Open solarslurpi opened 1 month ago

solarslurpi commented 1 month ago

Bug Description

I assume I should be able to reload a KnowledgeGraph (backended by neo4j). I am not able to. I have tried two methods.

  1. PropertyGraphIndex.from_existing()

    loads the test database but does not fill it with the nodes, etc. Weird to call it from_existing...???

  2. use StorageContext...e.g.:

    
    # save and load
    index.storage_context.persist(persist_dir="./storage")

index = load_index_from_storage( StorageContext.from_defaults(persist_dir="./storage") )

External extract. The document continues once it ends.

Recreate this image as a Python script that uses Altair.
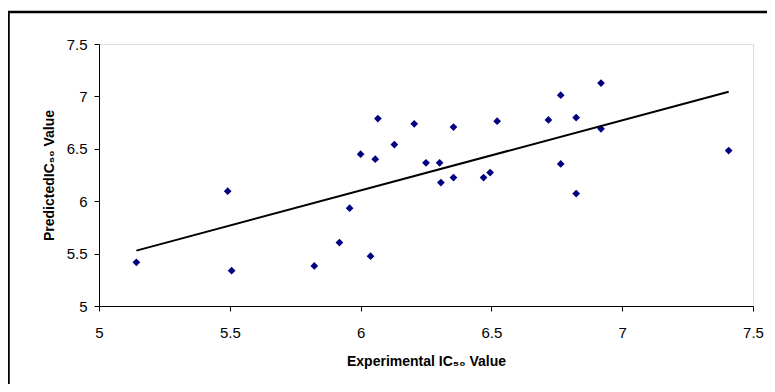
import altair as alt
import pandas as pd

experimental = [5.143, 5.492, 5.507, 5.823, 5.919, 5.958, 6.000, 6.038, 6.056, 6.066,
                6.129, 6.205, 6.250, 6.302, 6.307, 6.355, 6.355, 6.470, 6.495, 6.522,
                6.718, 6.765, 6.765, 6.824, 6.824, 6.919, 6.919, 7.407]
predicted = [5.417, 6.095, 5.337, 5.382, 5.605, 5.933, 6.449, 5.475, 6.401, 6.789,
             6.541, 6.738, 6.366, 6.366, 6.178, 6.707, 6.226, 6.226, 6.273, 6.764,
             6.776, 7.012, 6.356, 6.798, 6.073, 7.127, 6.691, 6.483]
x_ticks = [5, 5.5, 6, 6.5, 7, 7.5]
y_ticks = [5, 5.5, 6, 6.5, 7, 7.5]

df = pd.DataFrame({"exp": experimental, "pred": predicted})

FONT = "Liberation Sans"

xenc = alt.X("exp:Q", scale=alt.Scale(domain=[5, 7.5], nice=False, zero=False),
             axis=alt.Axis(values=x_ticks, format="~g", title="Experimental IC₅₀ Value", grid=False,
                           domainColor="#000000", tickColor="#000000", tickSize=5,
                           labelColor="#000000", labelFontSize=15, labelFont=FONT,
                           labelPadding=14, titleFont=FONT, titleFontSize=14,
                           titleFontWeight="bold", titleColor="#000000", titlePadding=14,
                           labelFlush=False))
yenc = alt.Y("pred:Q", scale=alt.Scale(domain=[5, 7.5], nice=False, zero=False),
             axis=alt.Axis(values=y_ticks, format="~g", title="PredictedIC₅₀ Value", grid=False,
                           domainColor="#000000", tickColor="#000000", tickSize=5,
                           labelColor="#000000", labelFontSize=15, labelFont=FONT,
                           labelPadding=7, titleFont=FONT, titleFontSize=14,
                           titleFontWeight="bold", titleColor="#000000", titlePadding=10,
                           labelFlush=False))

base = alt.Chart(df)

border = alt.Chart(pd.DataFrame({"a": [0]})).mark_rect(
    fill=None, stroke="#000000", strokeWidth=2.5, clip=False
).encode(x=alt.value(-90.5), x2=alt.value(700), y=alt.value(-32), y2=alt.value(380))

points = base.mark_point(shape="diamond", filled=True, color="#000080", size=60, opacity=1).encode(
    x=xenc, y=yenc)

trend = base.transform_regression("exp", "pred").mark_line(color="#000000", strokeWidth=2).encode(
    x="exp:Q", y="pred:Q")

chart = alt.layer(border, points, trend).properties(
    width=654, height=262,
    autosize=alt.AutoSizeParams(type="none"),
    padding={"left": 91, "top": 36, "right": 14, "bottom": 78},
).configure_view(stroke=None).configure(background="#ffffff")

chart.save("out.html", embed_options={"renderer": "svg", "actions": False})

this gives lots-o-utf-8 and other errors.  And perhaps it is weird to store neo4j locally.

### Version

0.11.11

### Steps to Reproduce

see calls above.

### Relevant Logs/Tracbacks

_No response_
dosubot[bot] commented 1 month ago

I found a similar discussion regarding the use of PropertyGraphIndex.from_existing() with a Neo4j backend. The expected behavior of this method is to connect to an existing graph database and allow further operations such as inserting more documents or retrieving information. It initializes the PropertyGraphIndex using the provided property_graph_store, which is connected to the Neo4j database [1].

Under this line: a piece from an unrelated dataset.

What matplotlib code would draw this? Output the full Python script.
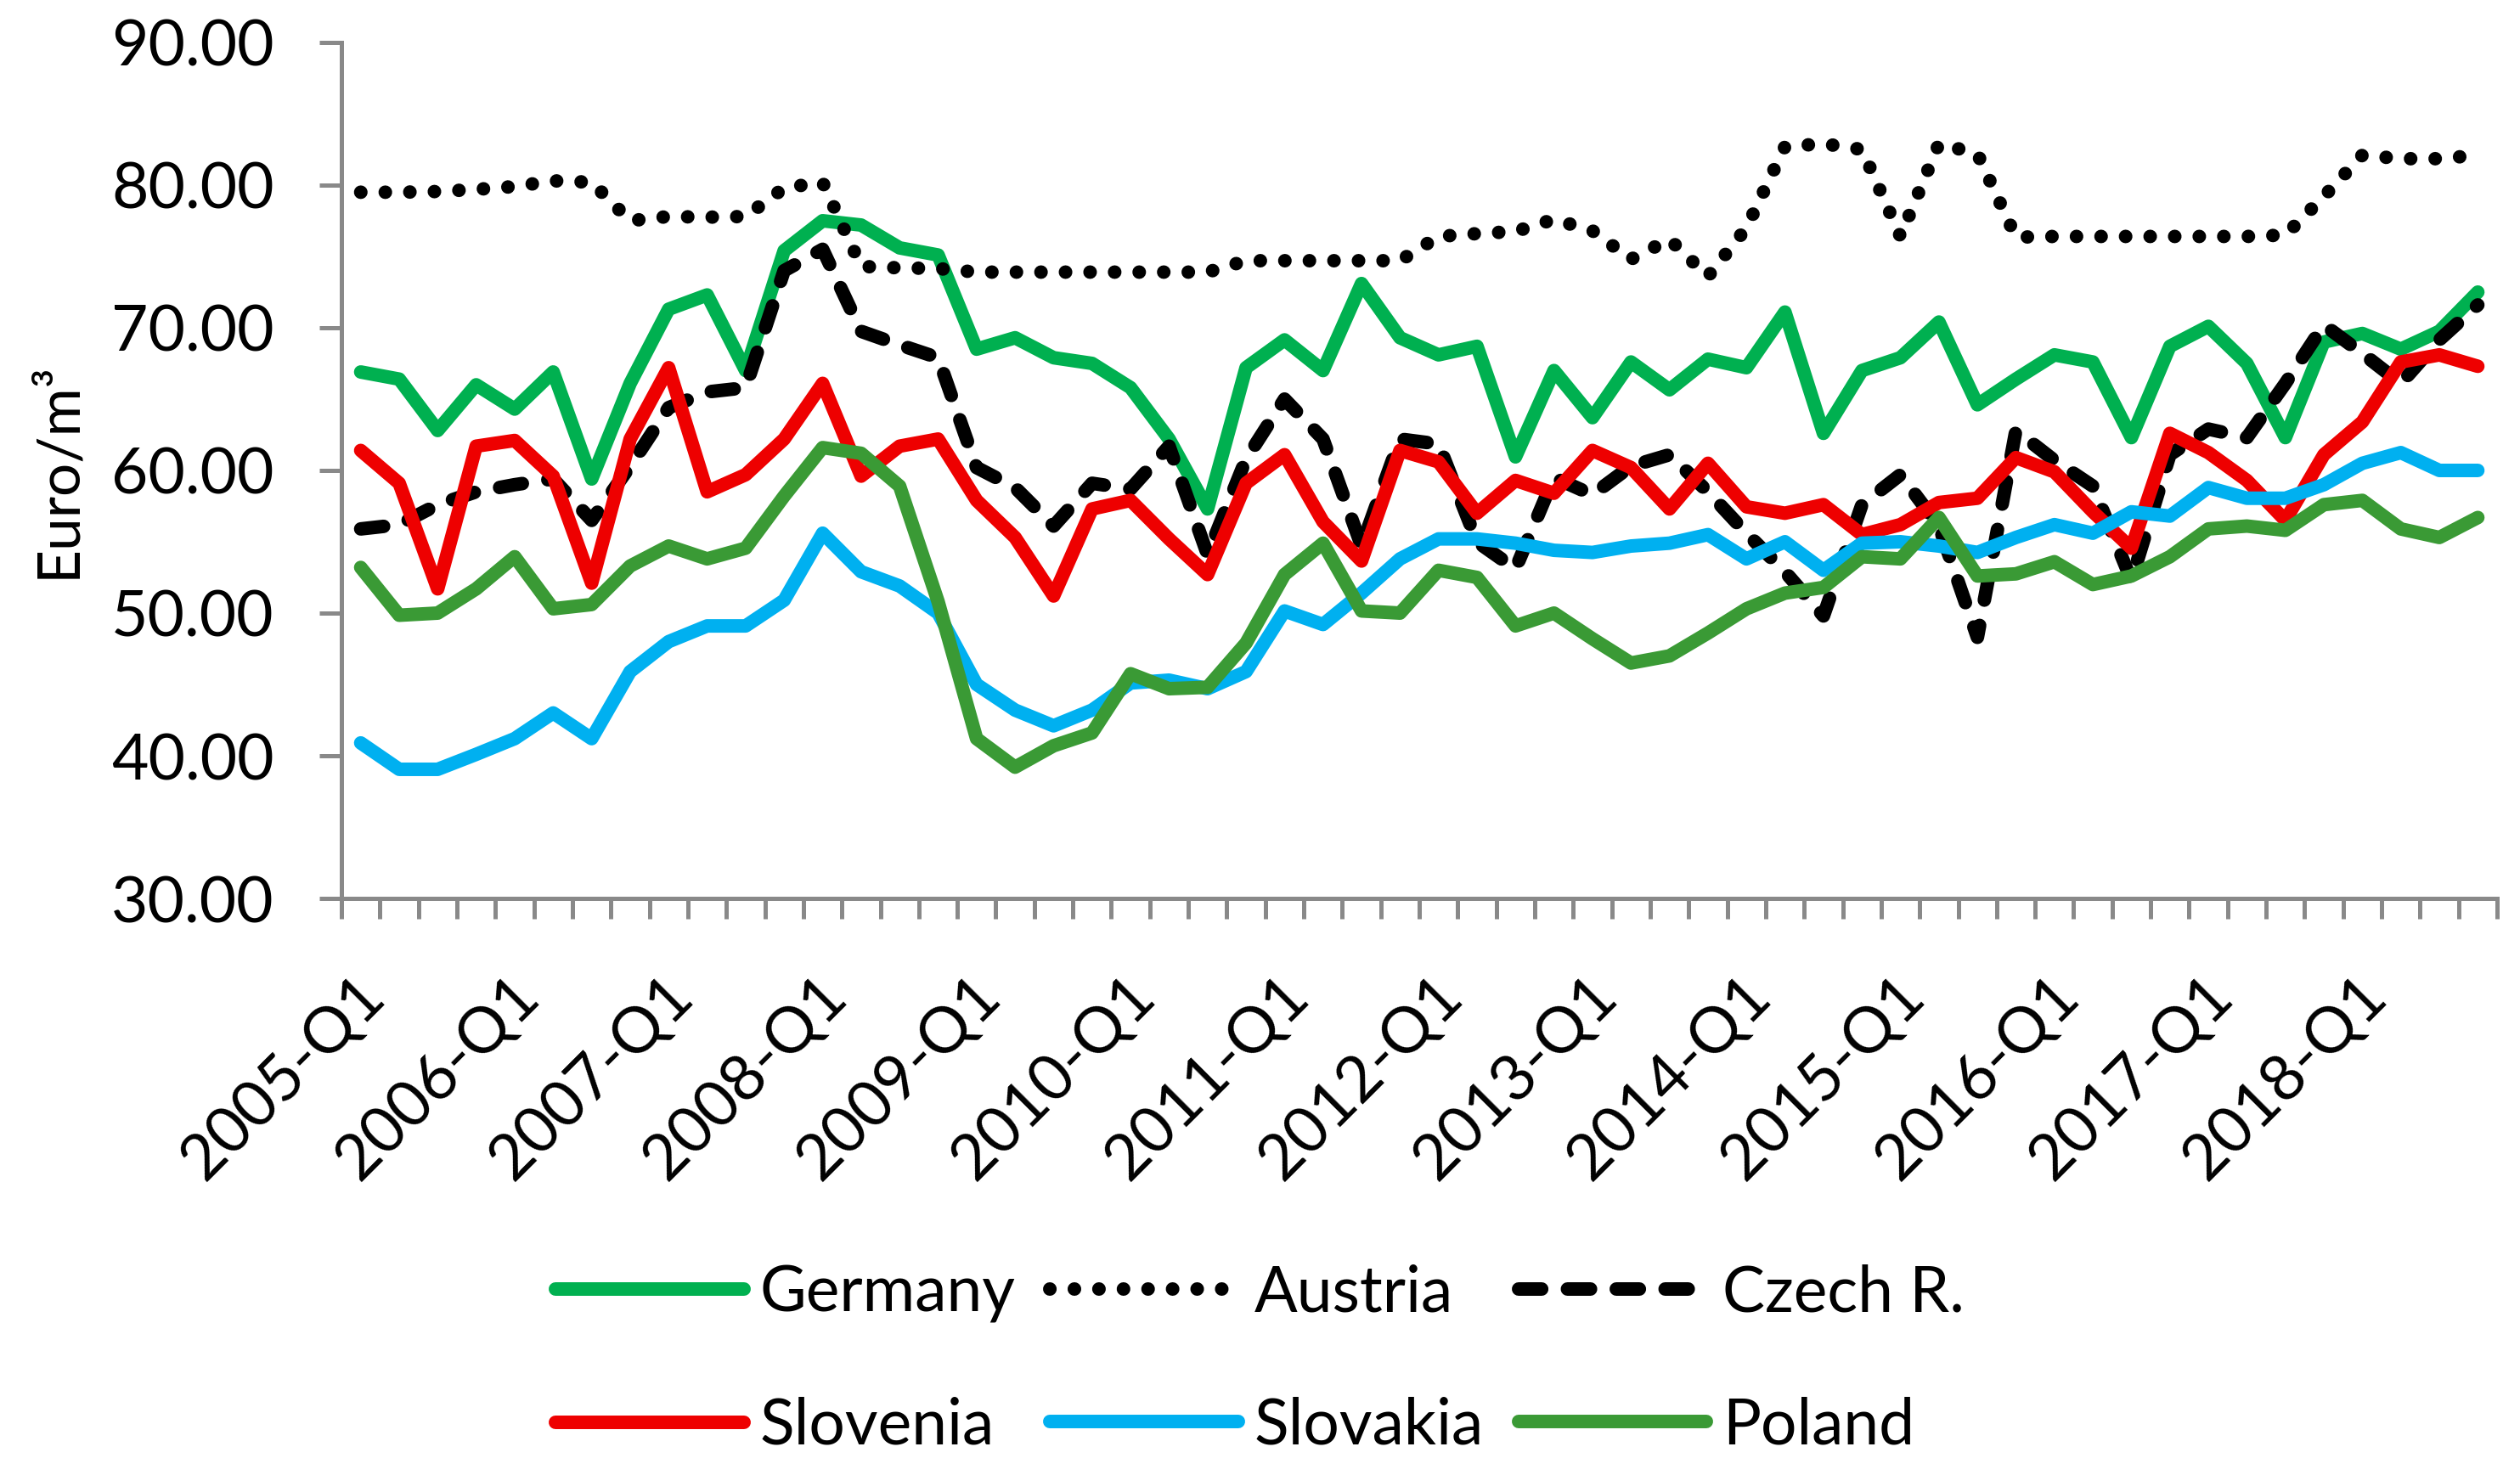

Regarding the UTF-8 and other encoding errors when using load_index_from_storage, there isn't specific information available in the repository about these errors. However, it might be related to how data is being serialized and deserialized when persisting and reloading the index. It is indeed unusual to store Neo4j data locally, as Neo4j is typically used as a remote graph database.

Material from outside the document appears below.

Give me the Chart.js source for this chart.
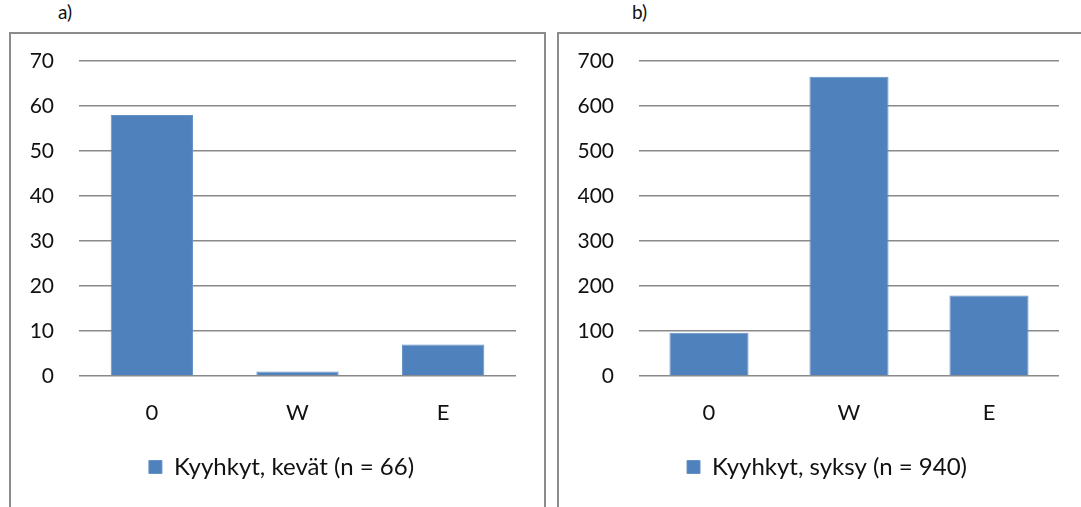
<!DOCTYPE html>
<html>
<head>
<meta charset="utf-8">
<script src="https://cdn.jsdelivr.net/npm/chart.js@4"></script>
<style>
  html, body { margin: 0; padding: 0; background: #fff; overflow: hidden; }
  body { width: 1081px; height: 507px; position: relative; font-family: Lato, "Open Sans", sans-serif; }
  .panel { position: absolute; top: 32px; border: 2px solid #8c8c8c; border-bottom: none; }
  .panel canvas { display: block; }
  .tag { position: absolute; top: 0px; font-size: 19px; color: #111; }
</style>
</head>
<body>
<div class="tag" style="left:58px">a)</div>
<div class="tag" style="left:632px">b)</div>
<div class="panel" id="panel-a" style="left:9px; width:533px; height:480px"><canvas id="chart-a" width="533" height="473"></canvas></div>
<div class="panel" id="panel-b" style="left:557px; width:536px; height:480px"><canvas id="chart-b" width="536" height="473"></canvas></div>
<script>
// ---- data ----
const directions = ["0", "W", "E"];
const springCounts = [58, 1, 7];
const autumnCounts = [96, 665, 179];
const springLabel = "Kyyhkyt, kevät (n = 66)";
const autumnLabel = "Kyyhkyt, syksy (n = 940)";
const springTicks = [0, 10, 20, 30, 40, 50, 60, 70];
const autumnTicks = [0, 100, 200, 300, 400, 500, 600, 700];

const BAR_BLUE = "#4f81bd";
const GRID_GREY = "#8a8a8a";
const FAMILY = "Lato, 'Open Sans', sans-serif";

Chart.defaults.color = "#111";
Chart.defaults.animation = false;

// the legend is centred on the whole canvas; slide it sideways a bit
const nudgeLegend = {
  id: "nudgeLegend",
  afterLayout(chart, args, opts) {
    const lg = chart.legend;
    if (!lg || !opts.dx) return;
    lg.left += opts.dx;
    lg.right += opts.dx;
  },
};

function barChart(canvasId, label, values, ticks, axisWidth, padRight, legendDx) {
  const top = ticks[ticks.length - 1];
  return new Chart(document.getElementById(canvasId), {
    type: "bar",
    data: {
      labels: directions,
      datasets: [{
        label,
        data: values,
        backgroundColor: BAR_BLUE,
        borderColor: "#6591c6",
        borderWidth: 1,
        categoryPercentage: 1,
        barPercentage: 0.565,
      }],
    },
    plugins: [nudgeLegend],
    options: {
      responsive: false,
      devicePixelRatio: 1,
      layout: { padding: { top: 27, left: 0, right: padRight, bottom: 18 } },
      plugins: {
        tooltip: { enabled: false },
        nudgeLegend: { dx: legendDx },
        legend: {
          position: "bottom",
          labels: { font: { family: FAMILY, size: 24 }, boxWidth: 13, boxHeight: 13, padding: 10, color: "#111" },
        },
      },
      scales: {
        x: {
          grid: { display: false },
          border: { display: false },
          ticks: { font: { family: FAMILY, size: 22 }, padding: 16, color: "#111" },
          afterFit: (scale) => { scale.height = 69; },
        },
        y: {
          min: 0,
          max: top,
          afterBuildTicks: (scale) => { scale.ticks = ticks.map((v) => ({ value: v })); },
          // invisible tick marks keep the labels 25px off the plot without
          // inflating the scale's top padding
          grid: { color: GRID_GREY, lineWidth: 1.5, drawTicks: true, tickLength: 25, tickColor: "rgba(0,0,0,0)" },
          border: { display: false },
          ticks: { font: { family: FAMILY, size: 21 }, padding: 0, color: "#111" },
          afterFit: (scale) => { scale.width = axisWidth; },
        },
      },
    },
  });
}

barChart("chart-a", springLabel, springCounts, springTicks, 68, 28, 18);
barChart("chart-b", autumnLabel, autumnCounts, autumnTicks, 80, 36, 18);
</script>
</body>
</html>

For persisting and reloading a KnowledgeGraph using Neo4j, ensure that you have configured the Neo4jGraphStore correctly with the appropriate connection details and use it as the storage context for the KnowledgeGraphIndex [2]. If you continue to face issues, reviewing the configuration and ensuring compatibility with the Neo4j version might help.

To continue talking to Dosu, mention @dosu.

logan-markewich commented 1 month ago

If you are using neo4j for both your graph and vector storage (which happens if you specify neo4j as your graph store and do not specify a vector store), then from_existing is all you need -- all the data is in the graph store, and you can use retrieval and querying after running .from_existing(..), kind of confused what the exact issue is

solarslurpi commented 1 month ago

Thank you for your comment. I appreciate it. I have spent too many hours in frustration so I might not be as alert as is respectful to you.

  1. I am setting up the store fine. I am able to see the objects/ nodes/ etc. in the neo4j ui. I am able to use them in a query if I create the nodes each tiem just by filling in PropertyGraphIndex(nodes=nodes).
  2. No matter what I do with the two methods shown in my initial report, i cannot get the node info loaded. from_existing() returns a connection to the store, but the index is empty.
  3. i don't need to use neo4j. I just want this to work. And it does not. I am concerned because I plan to add in a significant number of nodes and i don't want to create the knowledge graph each time.

are you saying from_existing() should load the nodes? Then whey does the code return nodes = []?

btimothy-har commented 1 month ago

Following, I have the same issue here.

I've constructed the neo4j Graph manually, using graph.upsert_nodes(), but they don't get used when constructing a PropertyGraphIndex.

I've noticed that when using upsert_nodes the nodes don't get embedded, but when using index.insert the embeddings are generated by the index.